Which lines below hold the word "this"? Copy all of them.

** Start of LISTING **

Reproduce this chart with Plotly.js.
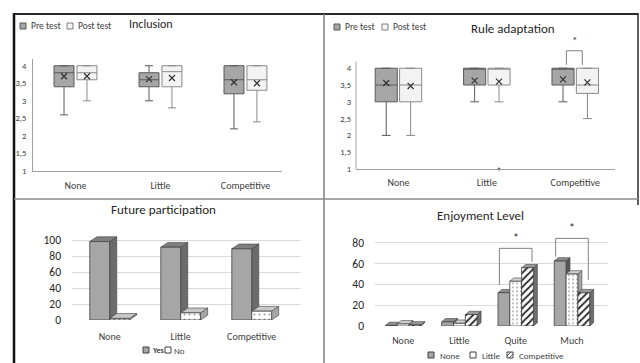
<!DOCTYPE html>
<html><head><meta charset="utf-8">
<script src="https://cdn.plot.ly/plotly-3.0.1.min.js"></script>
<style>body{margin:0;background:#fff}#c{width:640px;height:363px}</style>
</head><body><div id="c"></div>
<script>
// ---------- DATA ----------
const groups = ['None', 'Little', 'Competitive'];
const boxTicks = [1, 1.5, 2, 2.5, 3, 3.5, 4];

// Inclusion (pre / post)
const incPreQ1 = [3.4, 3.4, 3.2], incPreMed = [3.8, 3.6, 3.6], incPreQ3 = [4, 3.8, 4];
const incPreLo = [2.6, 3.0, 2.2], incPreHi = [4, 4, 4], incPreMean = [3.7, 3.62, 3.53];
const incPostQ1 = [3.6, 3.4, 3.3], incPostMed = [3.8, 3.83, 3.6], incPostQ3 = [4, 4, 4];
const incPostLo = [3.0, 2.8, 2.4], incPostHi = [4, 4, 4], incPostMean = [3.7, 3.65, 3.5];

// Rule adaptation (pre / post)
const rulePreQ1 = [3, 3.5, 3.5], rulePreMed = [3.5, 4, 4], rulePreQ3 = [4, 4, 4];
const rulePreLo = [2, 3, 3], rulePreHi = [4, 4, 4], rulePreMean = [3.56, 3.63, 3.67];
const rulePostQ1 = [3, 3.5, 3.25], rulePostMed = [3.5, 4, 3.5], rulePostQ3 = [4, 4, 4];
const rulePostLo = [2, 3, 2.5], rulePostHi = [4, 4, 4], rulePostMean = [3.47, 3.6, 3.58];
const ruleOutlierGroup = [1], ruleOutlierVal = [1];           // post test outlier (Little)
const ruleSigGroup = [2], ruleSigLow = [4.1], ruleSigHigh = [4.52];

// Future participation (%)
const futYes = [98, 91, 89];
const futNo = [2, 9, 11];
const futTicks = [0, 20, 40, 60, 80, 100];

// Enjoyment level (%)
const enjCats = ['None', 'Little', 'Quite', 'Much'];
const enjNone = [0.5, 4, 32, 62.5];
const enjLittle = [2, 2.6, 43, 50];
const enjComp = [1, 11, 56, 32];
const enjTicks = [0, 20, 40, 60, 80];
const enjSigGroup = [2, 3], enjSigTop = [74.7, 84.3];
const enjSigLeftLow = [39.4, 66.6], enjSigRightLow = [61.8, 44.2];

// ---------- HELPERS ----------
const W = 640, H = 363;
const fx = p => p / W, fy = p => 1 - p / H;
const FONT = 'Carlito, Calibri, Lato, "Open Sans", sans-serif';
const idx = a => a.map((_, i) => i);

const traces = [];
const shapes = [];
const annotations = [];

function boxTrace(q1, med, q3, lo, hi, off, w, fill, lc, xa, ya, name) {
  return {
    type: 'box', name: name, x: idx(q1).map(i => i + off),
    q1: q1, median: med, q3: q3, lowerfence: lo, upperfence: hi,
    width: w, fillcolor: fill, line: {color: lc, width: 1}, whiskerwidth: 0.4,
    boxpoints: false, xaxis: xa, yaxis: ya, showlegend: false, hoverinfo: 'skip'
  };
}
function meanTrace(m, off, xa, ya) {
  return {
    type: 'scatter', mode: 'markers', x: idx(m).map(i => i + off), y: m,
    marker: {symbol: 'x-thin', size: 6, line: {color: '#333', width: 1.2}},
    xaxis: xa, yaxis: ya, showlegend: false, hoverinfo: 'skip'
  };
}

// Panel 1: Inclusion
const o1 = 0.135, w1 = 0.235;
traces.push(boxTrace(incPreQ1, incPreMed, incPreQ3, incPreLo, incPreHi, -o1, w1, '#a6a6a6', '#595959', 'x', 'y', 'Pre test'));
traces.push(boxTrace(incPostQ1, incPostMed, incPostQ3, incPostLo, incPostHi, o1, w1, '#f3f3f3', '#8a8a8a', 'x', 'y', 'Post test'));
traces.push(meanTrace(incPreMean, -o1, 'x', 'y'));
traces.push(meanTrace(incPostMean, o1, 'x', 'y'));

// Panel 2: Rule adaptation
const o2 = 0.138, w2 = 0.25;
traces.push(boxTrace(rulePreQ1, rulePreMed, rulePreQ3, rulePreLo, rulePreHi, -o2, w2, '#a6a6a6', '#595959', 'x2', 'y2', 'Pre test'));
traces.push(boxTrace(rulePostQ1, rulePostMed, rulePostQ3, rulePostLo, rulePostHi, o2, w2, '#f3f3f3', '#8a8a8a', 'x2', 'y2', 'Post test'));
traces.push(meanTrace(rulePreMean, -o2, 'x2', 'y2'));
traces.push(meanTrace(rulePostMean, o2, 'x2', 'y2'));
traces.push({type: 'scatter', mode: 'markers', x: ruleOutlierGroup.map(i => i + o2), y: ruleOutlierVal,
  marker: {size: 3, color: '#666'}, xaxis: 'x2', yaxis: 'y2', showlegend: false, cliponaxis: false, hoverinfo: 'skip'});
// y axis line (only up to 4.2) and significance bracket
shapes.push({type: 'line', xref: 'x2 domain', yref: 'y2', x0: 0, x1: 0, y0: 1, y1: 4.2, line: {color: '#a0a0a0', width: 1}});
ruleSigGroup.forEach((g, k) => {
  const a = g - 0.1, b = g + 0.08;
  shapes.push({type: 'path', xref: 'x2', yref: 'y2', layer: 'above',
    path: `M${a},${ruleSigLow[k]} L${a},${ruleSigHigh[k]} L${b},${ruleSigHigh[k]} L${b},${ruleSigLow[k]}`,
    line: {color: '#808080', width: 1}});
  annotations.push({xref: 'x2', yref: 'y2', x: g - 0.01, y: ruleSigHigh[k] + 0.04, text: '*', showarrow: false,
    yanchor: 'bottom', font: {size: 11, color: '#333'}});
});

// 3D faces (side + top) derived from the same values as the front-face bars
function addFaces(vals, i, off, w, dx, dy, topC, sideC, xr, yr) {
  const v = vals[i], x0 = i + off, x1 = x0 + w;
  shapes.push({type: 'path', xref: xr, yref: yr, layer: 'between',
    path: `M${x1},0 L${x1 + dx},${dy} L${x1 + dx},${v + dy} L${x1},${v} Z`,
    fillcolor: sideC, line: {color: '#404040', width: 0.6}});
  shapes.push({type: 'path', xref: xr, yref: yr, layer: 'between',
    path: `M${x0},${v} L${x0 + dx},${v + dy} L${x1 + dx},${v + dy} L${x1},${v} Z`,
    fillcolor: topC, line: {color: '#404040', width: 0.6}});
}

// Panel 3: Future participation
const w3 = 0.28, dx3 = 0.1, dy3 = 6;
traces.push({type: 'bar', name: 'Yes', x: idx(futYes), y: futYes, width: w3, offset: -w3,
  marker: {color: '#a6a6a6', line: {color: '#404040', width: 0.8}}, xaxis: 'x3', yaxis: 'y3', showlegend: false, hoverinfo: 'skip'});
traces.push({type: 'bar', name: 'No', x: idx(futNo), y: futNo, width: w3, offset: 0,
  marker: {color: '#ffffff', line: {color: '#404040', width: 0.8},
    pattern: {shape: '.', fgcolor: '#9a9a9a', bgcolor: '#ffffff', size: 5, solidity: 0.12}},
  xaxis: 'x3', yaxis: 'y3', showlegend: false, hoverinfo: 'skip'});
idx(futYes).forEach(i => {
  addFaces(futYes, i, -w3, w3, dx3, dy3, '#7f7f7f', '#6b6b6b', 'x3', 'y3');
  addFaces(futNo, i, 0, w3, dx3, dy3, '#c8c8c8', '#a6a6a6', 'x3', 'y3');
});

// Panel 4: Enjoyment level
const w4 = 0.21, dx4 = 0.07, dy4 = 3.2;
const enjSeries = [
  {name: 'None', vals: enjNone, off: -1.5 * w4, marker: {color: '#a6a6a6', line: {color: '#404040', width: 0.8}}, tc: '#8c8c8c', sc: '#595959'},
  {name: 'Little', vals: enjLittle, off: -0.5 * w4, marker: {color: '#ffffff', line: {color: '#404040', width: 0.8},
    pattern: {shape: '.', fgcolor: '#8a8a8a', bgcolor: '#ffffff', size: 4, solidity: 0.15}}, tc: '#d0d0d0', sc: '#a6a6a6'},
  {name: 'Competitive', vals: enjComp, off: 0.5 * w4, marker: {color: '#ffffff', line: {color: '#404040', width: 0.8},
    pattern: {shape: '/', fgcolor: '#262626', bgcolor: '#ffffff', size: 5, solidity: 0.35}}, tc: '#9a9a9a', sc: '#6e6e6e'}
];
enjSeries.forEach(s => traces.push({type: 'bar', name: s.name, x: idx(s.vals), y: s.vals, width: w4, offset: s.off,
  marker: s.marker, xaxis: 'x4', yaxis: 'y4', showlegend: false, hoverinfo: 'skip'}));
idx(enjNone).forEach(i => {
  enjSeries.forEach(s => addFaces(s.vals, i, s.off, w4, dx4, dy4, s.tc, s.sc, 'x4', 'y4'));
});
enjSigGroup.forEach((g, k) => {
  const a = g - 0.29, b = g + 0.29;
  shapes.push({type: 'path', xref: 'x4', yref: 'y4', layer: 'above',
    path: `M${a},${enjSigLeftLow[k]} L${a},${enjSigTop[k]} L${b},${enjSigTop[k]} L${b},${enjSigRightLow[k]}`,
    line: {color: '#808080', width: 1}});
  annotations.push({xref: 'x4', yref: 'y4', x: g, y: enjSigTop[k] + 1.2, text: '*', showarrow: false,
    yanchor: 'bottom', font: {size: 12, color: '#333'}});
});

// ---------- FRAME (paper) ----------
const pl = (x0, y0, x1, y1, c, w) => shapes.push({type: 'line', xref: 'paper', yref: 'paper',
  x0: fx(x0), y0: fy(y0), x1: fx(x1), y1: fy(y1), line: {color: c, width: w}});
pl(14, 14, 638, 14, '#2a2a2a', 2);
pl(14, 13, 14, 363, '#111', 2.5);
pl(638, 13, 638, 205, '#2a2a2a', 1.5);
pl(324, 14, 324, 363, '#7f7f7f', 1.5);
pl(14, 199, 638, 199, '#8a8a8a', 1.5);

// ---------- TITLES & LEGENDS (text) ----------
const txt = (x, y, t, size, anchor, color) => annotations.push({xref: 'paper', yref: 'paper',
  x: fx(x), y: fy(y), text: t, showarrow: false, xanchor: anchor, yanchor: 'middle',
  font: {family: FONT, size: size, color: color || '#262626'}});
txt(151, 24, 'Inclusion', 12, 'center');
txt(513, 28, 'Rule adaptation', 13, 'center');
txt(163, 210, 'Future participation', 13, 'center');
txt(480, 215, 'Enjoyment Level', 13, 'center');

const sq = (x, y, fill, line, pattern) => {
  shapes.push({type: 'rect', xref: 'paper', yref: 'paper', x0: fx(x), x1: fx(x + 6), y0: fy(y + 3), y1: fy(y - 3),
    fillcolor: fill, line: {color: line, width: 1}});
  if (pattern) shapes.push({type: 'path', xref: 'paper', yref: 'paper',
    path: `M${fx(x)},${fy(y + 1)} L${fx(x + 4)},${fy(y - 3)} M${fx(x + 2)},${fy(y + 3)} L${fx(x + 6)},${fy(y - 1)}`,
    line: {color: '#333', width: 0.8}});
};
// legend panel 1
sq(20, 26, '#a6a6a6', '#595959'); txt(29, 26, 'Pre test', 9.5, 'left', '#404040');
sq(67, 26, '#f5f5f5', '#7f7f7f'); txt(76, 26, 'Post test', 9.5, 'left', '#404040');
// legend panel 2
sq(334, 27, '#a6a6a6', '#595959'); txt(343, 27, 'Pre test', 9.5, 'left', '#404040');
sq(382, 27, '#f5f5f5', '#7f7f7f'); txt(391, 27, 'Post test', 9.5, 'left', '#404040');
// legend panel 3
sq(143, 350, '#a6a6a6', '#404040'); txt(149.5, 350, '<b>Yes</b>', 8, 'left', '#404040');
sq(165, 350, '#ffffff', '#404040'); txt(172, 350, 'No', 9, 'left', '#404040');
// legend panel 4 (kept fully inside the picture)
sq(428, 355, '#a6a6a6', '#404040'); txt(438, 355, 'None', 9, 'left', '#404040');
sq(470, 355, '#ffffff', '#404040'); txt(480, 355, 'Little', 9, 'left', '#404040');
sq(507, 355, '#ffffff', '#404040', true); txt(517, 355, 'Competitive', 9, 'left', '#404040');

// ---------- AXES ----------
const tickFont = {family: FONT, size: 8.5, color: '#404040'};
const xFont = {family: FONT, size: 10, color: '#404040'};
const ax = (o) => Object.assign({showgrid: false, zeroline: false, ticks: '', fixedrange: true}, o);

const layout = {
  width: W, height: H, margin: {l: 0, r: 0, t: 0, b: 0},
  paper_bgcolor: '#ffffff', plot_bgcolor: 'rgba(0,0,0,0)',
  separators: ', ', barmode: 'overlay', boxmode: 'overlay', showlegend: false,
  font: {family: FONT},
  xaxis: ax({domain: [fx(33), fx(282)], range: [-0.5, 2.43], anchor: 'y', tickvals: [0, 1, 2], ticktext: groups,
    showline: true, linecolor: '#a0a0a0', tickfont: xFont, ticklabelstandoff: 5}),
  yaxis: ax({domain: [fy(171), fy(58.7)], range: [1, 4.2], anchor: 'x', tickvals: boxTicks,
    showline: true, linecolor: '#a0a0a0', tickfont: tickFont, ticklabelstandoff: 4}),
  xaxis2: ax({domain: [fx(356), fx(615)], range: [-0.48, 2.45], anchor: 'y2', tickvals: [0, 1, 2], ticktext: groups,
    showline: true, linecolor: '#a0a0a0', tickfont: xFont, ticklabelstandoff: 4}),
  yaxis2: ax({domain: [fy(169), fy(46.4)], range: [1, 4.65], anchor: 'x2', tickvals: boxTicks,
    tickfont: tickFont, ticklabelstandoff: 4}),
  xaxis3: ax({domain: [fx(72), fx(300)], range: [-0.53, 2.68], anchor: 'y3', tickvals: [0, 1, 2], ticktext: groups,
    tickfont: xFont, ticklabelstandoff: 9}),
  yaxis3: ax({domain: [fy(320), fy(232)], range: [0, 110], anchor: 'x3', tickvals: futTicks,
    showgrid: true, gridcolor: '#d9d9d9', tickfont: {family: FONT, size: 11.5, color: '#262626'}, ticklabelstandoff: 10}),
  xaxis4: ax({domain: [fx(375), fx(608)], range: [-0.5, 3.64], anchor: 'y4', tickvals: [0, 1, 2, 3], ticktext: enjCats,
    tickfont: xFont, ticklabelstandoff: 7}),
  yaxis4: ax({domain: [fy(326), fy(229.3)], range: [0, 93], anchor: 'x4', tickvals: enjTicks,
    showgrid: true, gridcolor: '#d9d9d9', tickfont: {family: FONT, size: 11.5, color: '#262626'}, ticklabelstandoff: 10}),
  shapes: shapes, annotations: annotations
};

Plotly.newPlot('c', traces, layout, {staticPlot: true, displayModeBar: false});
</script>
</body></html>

** End of LISTING **
** Start of LISTING **

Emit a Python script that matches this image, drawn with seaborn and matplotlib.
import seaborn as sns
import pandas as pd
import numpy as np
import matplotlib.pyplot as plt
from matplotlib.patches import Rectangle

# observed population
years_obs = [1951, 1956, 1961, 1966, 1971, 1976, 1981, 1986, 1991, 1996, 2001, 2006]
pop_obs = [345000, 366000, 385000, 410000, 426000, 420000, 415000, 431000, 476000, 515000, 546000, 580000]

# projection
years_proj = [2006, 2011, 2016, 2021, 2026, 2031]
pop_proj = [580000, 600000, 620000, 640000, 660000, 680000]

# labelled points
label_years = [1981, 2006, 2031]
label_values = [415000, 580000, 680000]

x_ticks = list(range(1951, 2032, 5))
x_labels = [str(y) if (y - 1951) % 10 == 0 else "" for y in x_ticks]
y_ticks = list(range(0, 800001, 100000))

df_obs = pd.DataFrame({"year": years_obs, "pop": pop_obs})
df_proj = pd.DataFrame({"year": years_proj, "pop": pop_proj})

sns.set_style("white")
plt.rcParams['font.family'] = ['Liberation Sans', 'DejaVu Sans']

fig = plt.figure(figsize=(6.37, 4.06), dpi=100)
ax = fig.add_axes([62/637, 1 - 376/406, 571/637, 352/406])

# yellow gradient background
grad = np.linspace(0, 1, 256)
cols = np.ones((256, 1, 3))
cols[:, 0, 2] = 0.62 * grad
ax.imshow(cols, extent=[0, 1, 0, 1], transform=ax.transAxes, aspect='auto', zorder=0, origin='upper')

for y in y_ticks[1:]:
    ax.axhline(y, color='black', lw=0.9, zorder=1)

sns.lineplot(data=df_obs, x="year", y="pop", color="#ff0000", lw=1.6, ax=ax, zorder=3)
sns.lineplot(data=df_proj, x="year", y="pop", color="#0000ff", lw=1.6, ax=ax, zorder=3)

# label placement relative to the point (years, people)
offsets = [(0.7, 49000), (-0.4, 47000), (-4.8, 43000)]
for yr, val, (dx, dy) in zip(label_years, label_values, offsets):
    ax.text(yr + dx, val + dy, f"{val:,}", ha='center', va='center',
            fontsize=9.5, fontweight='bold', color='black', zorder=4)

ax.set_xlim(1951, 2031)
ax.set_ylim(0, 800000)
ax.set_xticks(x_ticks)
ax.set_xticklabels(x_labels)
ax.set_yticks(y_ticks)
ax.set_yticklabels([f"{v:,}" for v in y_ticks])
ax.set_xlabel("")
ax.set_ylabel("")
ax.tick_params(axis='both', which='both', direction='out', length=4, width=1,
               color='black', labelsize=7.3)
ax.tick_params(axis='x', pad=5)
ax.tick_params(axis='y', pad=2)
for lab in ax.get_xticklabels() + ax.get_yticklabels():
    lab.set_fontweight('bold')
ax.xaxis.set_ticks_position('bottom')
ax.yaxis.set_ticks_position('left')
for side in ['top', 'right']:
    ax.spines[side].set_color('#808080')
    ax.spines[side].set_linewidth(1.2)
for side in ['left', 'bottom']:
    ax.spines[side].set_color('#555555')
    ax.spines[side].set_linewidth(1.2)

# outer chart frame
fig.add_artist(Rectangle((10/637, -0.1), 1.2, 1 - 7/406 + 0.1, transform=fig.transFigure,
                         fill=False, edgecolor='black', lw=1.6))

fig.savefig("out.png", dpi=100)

** End of LISTING **

▶ **FINAL ANSWER**
Reproduce this chart with Plotly.js.
Emit a Python script that matches this image, drawn with seaborn and matplotlib.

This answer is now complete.